Licenziamento: sì al controllo datoriale della prestazione. Per la cassazione (sentenza n. 21888/2020) è legittimo che per tali controlli l’imprenditore usi sia personale interno sia soggetti esterni, come gli investigatori privati (questi ultimi per l’accertamento di eventuali comportamenti illeciti).
(Cass. Civile – Sentenza 5 marzo – 9 ottobre 2020, n. 21888)
Sono legittimi i controlli dell’imprenditore che hanno per oggetto il corretto adempimento della prestazione da parte del lavoratore.
E’ pertanto legittimo che un imprenditore deleghi controlli a personale interno, ricorrendo però a soggetti esterni, quali gli investigatori privati, nel caso di comportamenti illeciti (per fatti aventi valenza penale, è bene ricordarlo, è altresì possibile il ricorso anche a telecamere occulte, la cui utilizzazione per legge deve essere sempre affidata a soggetti terzi, quali sono appunto le agenzia investigative.)
Il licenziamento disciplinare, intimato a seguito di nume- rose condotte negligenti e conseguenti disservizi, è proporzionato e legittimo.
La portata degli articoli 2 (che disciplina il ricorso alle guardie giurate) e 3 dello Statuto dei lavoratori – che delimitano la sfera di intervento di persone preposte dal datore a difesa dei propri interessi, per scopo di tutela del patrimonio aziendale e di vigilanza dell’attività lavorativa – non preclude all’imprenditore/datore di lavoro di controllare l’adempimento delle prestazioni lavorative, direttamente o mediante elementi della sua organizzazione gerarchica (che i lavoratori ben conoscono), e di ricorrere altresì alla collaborazione di soggetti come gli investigatori privati. Quanto sopra vale, per la Suprema Corte, indipendentemente dalle modalità del controllo che può anche essere esercitato in modo occulto, soprattutto quando ciò sia giustificato da precedenti condotte non palesemente inadempienti del lavoratore sospetto.

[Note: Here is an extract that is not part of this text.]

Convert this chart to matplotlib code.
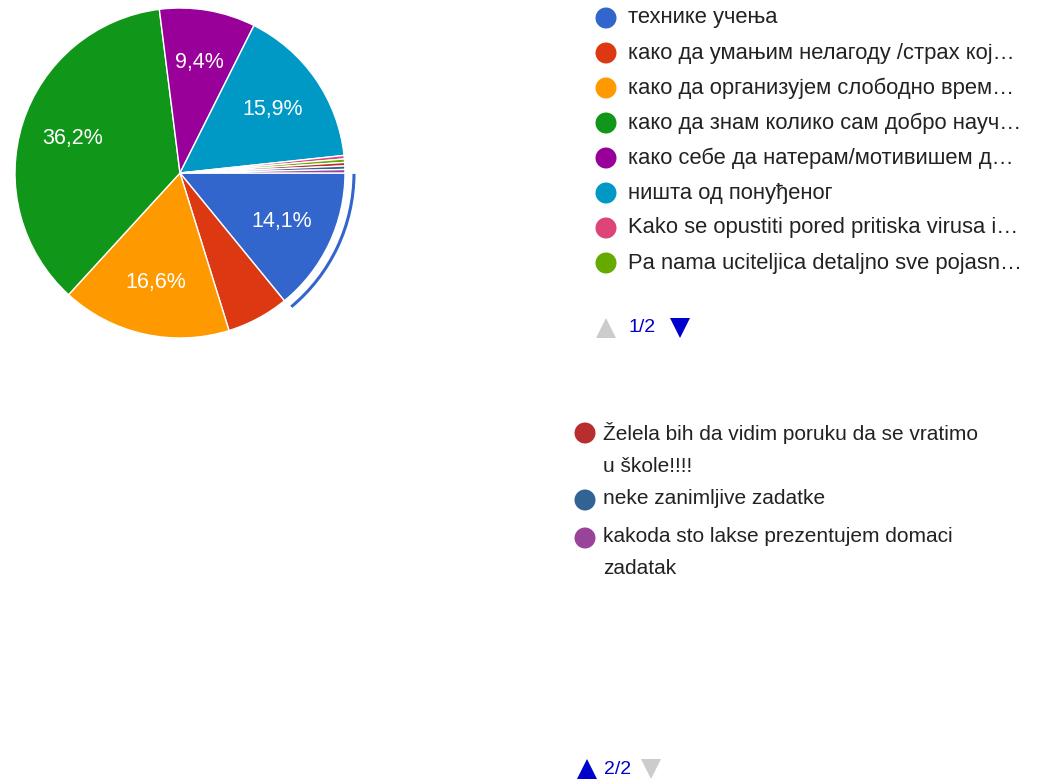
import matplotlib.pyplot as plt
from matplotlib.patches import Arc, Circle, Polygon

plt.rcParams['font.family'] = ['Liberation Sans', 'DejaVu Sans']

# slices in clockwise order, starting at 3 o'clock
labels_page1 = ['технике учења',
                'како да умањим нелагоду /страх кој…',
                'како да организујем слободно врем…',
                'како да знам колико сам добро науч…',
                'како себе да натерам/мотивишем д…',
                'ништа од понуђеног',
                'Kako se opustiti pored pritiska virusa i…',
                'Pa nama uciteljica detaljno sve pojasn…']
labels_page2 = ['Želela bih da vidim poruku da se vratimo\nu škole!!!!',
                'neke zanimljive zadatke',
                'kakoda sto lakse prezentujem domaci\nzadatak']
shares = [14.1, 6.1, 16.6, 36.2, 9.4, 15.9, 0.34, 0.34, 0.34, 0.34, 0.34]
colors = ['#3366cc', '#dc3912', '#ff9900', '#109618', '#990099', '#0099c6',
          '#dd4477', '#66aa00', '#b82e2e', '#316395', '#994499']

W, H = 1038, 781
fig = plt.figure(figsize=(W / 100, H / 100), dpi=100)
ax = fig.add_axes([0, 0, 1, 1])
ax.set_xlim(0, W)
ax.set_ylim(H, 0)
ax.set_aspect('equal')
ax.axis('off')

cx, cy, r = 180, 173, 165

def pct(v):
    if v < 8:
        return ''
    return ('%.1f%%' % v).replace('.', ',')

wedges, texts, autotexts = ax.pie(shares, colors=colors, center=(cx, cy), radius=r,
                                  startangle=0, counterclock=True,
                                  autopct=pct, pctdistance=0.68,
                                  wedgeprops=dict(edgecolor='white', linewidth=1),
                                  textprops=dict(color='white', fontsize=15.5))
ax.set_xlim(0, W)
ax.set_ylim(H, 0)

# highlight arc around the first slice
theta2 = 360 * shares[0] / sum(shares)
ax.add_patch(Arc((cx, cy), 2 * (r + 9), 2 * (r + 9), theta1=0.3, theta2=theta2 - 0.5,
                 color=colors[0], linewidth=2.2))

txt = '#222222'
# legend, page 1
for i, lab in enumerate(labels_page1):
    y = 18 + 35 * i
    ax.add_patch(Circle((606, y), 10.5, color=colors[i], ec='none'))
    ax.text(628, y, lab, fontsize=15.8, color=txt, va='center', ha='left')

ny = 328
ax.add_patch(Polygon([(596, ny + 10), (616, ny + 10), (606, ny - 10)], color='#cccccc', ec='none'))
ax.text(628, ny, '1/2', fontsize=14, color='#0000cc', va='center', ha='left')
ax.add_patch(Polygon([(670, ny - 10), (690, ny - 10), (680, ny + 10)], color='#0000cc', ec='none'))

# legend, page 2
ys2 = [433, 500, 538]
for j, lab in enumerate(labels_page2):
    y = ys2[j]
    ax.add_patch(Circle((585, y), 10.5, color=colors[8 + j], ec='none'))
    ax.text(603, y - 11, lab, fontsize=15, color=txt, va='top', ha='left', linespacing=1.9)

ny2 = 769
ax.add_patch(Polygon([(577, ny2 + 10), (597, ny2 + 10), (587, ny2 - 10)], color='#0000cc', ec='none'))
ax.text(604, ny2, '2/2', fontsize=14, color='#0000cc', va='center', ha='left')
ax.add_patch(Polygon([(641, ny2 - 10), (661, ny2 - 10), (651, ny2 + 10)], color='#cccccc', ec='none'))

fig.savefig('out.png', dpi=100, facecolor='white')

Tale pronuncia rimarca l’ambito di operatività dell’esercizio del potere di controllo da parte del datore di lavoro che, compete allo stesso insieme al potere direttivo e a quello sanzionatorio. Un potere che può essere ed è esercitato avendo per oggetto il corretto adempimento della prestazione lavorativa.
Se il datore di lavoro abbia notizia di condotte del dipendente che possano integrare non solo violazione dei doveri nascenti dal contratto, ma anche illeciti penali, è legittimato a incaricare un investigatore privato che li documenti, anche con video riprese, che potranno essere utilizzate come prova della giusta causa di recesso.
Lo Statuto dei lavoratori stabilisce il divieto di controllo occulto dell’attività svolta. Tuttavia tale divieto non opera al di fuori dei locali aziendali ove quindi è possibile ricorrere ad investigatori privati per verificare eventuali comportamenti che possano integrare condotte illecite di natura civile, amministrativa o penale e non solo violazione degli obblighi contrattualmente assunti (si pensi a un dipendente di una banca che pratica lo strozzinaggio o a un bidello che spaccia droga). La giurisprudenza ha ormai sdoganato le attività investigative private. Pertanto non è violazione della privacy dei lavoratori il pedinamento per produrre all’azienda le foto o i filmati con la prova di eventuali irregolarità.